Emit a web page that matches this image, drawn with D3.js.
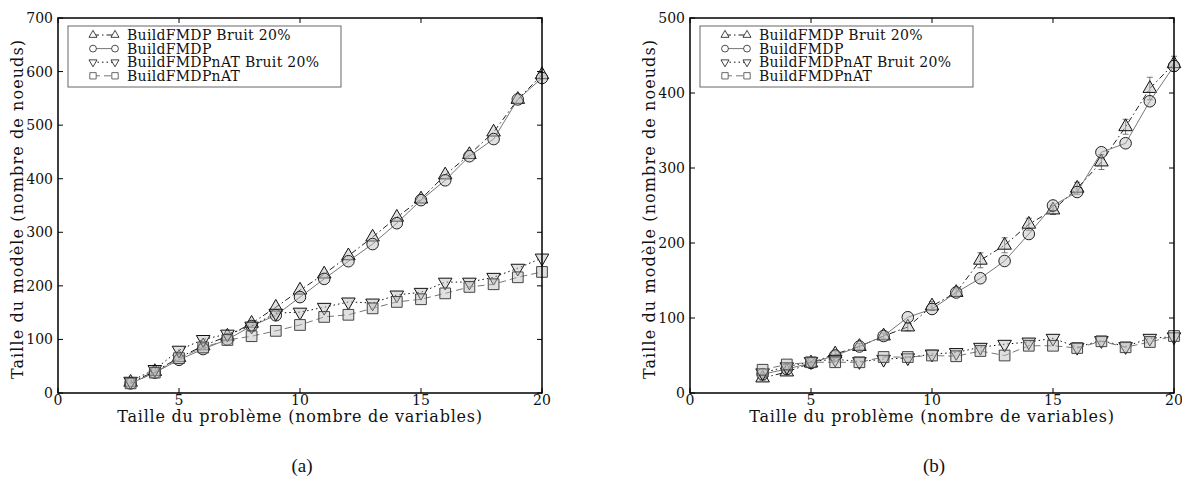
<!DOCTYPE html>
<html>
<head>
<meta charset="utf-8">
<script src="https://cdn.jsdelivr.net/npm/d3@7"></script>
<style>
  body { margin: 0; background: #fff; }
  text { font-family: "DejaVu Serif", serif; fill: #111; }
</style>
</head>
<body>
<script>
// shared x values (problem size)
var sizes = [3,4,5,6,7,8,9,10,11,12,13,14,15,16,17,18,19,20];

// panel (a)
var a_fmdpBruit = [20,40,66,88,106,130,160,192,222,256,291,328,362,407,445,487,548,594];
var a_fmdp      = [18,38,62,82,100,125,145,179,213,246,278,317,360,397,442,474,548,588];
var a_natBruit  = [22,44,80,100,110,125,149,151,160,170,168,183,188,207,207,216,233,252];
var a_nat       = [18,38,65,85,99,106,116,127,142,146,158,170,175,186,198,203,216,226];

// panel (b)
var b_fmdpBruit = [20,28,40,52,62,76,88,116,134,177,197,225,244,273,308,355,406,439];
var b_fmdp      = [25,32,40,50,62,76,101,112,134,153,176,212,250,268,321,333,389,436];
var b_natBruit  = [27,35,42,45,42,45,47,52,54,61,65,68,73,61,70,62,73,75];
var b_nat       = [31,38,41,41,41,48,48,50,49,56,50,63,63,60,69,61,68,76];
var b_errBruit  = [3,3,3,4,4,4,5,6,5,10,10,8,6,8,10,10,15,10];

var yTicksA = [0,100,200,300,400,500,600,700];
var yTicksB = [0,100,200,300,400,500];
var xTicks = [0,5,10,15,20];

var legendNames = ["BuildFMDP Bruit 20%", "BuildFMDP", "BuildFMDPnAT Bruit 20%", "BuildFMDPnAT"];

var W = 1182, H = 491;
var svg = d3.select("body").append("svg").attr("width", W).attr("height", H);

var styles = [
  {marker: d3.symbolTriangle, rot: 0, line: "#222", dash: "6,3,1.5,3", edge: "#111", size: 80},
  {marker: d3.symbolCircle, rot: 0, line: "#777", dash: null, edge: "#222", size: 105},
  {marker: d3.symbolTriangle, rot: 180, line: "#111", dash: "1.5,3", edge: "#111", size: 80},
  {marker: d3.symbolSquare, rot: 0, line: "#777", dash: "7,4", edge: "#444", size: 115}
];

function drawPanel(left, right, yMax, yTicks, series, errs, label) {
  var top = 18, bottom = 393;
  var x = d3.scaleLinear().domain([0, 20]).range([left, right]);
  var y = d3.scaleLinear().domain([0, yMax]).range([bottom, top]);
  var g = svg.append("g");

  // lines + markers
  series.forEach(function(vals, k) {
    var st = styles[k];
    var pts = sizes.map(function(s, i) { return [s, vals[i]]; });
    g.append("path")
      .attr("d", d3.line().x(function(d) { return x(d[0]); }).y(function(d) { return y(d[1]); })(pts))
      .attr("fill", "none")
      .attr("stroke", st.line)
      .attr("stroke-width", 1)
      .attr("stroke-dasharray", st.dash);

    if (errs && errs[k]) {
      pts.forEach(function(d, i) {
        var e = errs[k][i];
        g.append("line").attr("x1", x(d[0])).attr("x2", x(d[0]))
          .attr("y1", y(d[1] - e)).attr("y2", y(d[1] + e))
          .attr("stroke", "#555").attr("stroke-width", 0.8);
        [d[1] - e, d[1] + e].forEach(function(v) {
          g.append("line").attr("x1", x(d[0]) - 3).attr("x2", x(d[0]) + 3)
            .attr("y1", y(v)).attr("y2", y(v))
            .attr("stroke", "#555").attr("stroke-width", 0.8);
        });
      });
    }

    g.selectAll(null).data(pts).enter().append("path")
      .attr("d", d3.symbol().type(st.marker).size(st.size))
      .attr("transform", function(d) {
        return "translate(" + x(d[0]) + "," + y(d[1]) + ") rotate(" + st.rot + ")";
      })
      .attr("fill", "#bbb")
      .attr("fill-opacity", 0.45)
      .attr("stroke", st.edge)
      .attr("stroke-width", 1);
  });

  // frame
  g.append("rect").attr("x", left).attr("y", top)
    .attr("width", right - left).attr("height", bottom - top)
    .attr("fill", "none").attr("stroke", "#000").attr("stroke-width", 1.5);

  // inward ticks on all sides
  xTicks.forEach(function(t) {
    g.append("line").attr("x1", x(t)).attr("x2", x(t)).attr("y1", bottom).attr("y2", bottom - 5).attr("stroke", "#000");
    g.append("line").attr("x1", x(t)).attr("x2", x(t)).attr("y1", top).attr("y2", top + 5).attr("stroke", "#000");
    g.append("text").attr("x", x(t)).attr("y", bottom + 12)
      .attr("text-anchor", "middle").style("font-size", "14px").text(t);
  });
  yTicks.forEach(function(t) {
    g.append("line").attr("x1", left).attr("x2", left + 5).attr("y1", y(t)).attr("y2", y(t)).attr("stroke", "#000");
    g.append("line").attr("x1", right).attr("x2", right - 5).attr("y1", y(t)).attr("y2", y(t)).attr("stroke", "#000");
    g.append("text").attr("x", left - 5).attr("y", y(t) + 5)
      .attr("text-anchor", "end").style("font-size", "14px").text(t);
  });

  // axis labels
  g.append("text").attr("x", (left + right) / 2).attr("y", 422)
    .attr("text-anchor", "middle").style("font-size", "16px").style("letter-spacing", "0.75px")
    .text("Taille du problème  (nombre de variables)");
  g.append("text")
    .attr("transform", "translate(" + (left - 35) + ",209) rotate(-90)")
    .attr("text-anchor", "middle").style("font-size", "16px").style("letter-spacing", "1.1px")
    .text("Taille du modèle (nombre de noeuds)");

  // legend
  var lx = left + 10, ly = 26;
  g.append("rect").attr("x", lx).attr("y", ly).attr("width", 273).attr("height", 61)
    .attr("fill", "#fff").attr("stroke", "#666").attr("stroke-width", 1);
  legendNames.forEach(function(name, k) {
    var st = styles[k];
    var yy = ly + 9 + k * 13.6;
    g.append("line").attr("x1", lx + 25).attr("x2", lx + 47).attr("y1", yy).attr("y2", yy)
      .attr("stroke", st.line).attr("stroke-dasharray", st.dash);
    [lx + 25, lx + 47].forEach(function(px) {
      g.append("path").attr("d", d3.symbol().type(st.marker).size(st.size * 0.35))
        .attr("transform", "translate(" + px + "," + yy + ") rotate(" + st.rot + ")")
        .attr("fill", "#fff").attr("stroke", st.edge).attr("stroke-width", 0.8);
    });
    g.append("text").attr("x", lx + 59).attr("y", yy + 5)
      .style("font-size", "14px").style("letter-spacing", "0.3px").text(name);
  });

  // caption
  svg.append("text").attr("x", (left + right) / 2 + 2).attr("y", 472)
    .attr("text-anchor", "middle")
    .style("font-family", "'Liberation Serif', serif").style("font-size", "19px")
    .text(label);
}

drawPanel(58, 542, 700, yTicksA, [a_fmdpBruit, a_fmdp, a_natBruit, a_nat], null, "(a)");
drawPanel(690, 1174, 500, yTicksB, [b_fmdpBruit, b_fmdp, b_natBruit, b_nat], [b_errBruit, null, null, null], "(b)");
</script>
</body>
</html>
:::
*Aim*.
Reproduce the data above word for word from its first line through the line that holds "var xTicks = [0,5,10,15,20];", both ends included; skip pictures.

*Final answer*.
Emit a web page that matches this image, drawn with D3.js.
<!DOCTYPE html>
<html>
<head>
<meta charset="utf-8">
<script src="https://cdn.jsdelivr.net/npm/d3@7"></script>
<style>
  body { margin: 0; background: #fff; }
  text { font-family: "DejaVu Serif", serif; fill: #111; }
</style>
</head>
<body>
<script>
// shared x values (problem size)
var sizes = [3,4,5,6,7,8,9,10,11,12,13,14,15,16,17,18,19,20];

// panel (a)
var a_fmdpBruit = [20,40,66,88,106,130,160,192,222,256,291,328,362,407,445,487,548,594];
var a_fmdp      = [18,38,62,82,100,125,145,179,213,246,278,317,360,397,442,474,548,588];
var a_natBruit  = [22,44,80,100,110,125,149,151,160,170,168,183,188,207,207,216,233,252];
var a_nat       = [18,38,65,85,99,106,116,127,142,146,158,170,175,186,198,203,216,226];

// panel (b)
var b_fmdpBruit = [20,28,40,52,62,76,88,116,134,177,197,225,244,273,308,355,406,439];
var b_fmdp      = [25,32,40,50,62,76,101,112,134,153,176,212,250,268,321,333,389,436];
var b_natBruit  = [27,35,42,45,42,45,47,52,54,61,65,68,73,61,70,62,73,75];
var b_nat       = [31,38,41,41,41,48,48,50,49,56,50,63,63,60,69,61,68,76];
var b_errBruit  = [3,3,3,4,4,4,5,6,5,10,10,8,6,8,10,10,15,10];

var yTicksA = [0,100,200,300,400,500,600,700];
var yTicksB = [0,100,200,300,400,500];
var xTicks = [0,5,10,15,20];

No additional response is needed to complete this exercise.